Hi! I am new to Pytorch and distributed learning. I am currently training a RL model using 4 GPUs on the server for an embodied navigation task. I process the visual information using pretrained MobileNet v2 model from Torchvision.

I wrap the visual network in using DataParallel, and the visual network is included in the final actor-critic model. However, when I export the final model to onnx, it gave an error a NoneType error when reading.

I read from other posts and understand that if I wrap the final model into DataParallel, I could call the module attribute. However, I don’t know what exactly I should do when part of the model is wrapped in DataParallel and I couldn’t find similar issues online.

Hey @Kevin57, could you please create an issue on PyTorch github with the error log? And please also add an onnx label to that issue. Thanks!

I read from other posts and understand that if I wrap the final model into DataParallel, I could call the module attribute. However, I don’t know what exactly I should do when part of the model is wrapped in DataParallel and I couldn’t find similar issues online.

Could you please show a code snippet? Is it sth like:

class MyModule(nn.Module):
  def __init__(self):
    self.l1 = nn.Linear(20, 20)
    self.l2 = DataParallel(nn.Linear(20, 20))

If this is the case, does the following work?

net = MyModule()
net.l2.module # this should returns the non-DataParallel linear module 

cc @VitalyFedyunin

Hi! Thank you for your response! I have submitted an issue on PyTorch but I am not able to add a label. The name is DataParallel to ONNX.

For the code snippet, I think this is a similar example to mine!
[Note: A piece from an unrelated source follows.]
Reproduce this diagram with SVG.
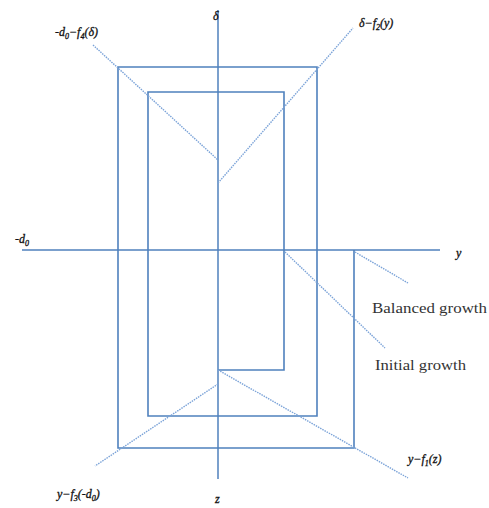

I tried to use something like net.ls.module in your code snippet, but it does not work and it gives me the following error message:

File “/home/qi/mlagents_gesthor/ml-agents/mlagents/trainers/torch/model_serialization.py”, line 119, in export_policy_model
self.policy.actor_critic.module,
File “/home/qi/gesthor/lib/python3.8/site-packages/torch/nn/modules/module.py”, line 778, in getattr
raise ModuleAttributeError("’{}’ object has no attribute ‘{}’".format(
torch.nn.modules.module.ModuleAttributeError: ‘SeparateActorCritic’ object has no attribute ‘module’

where SeparateActorCritic is similar to net in your code snippet.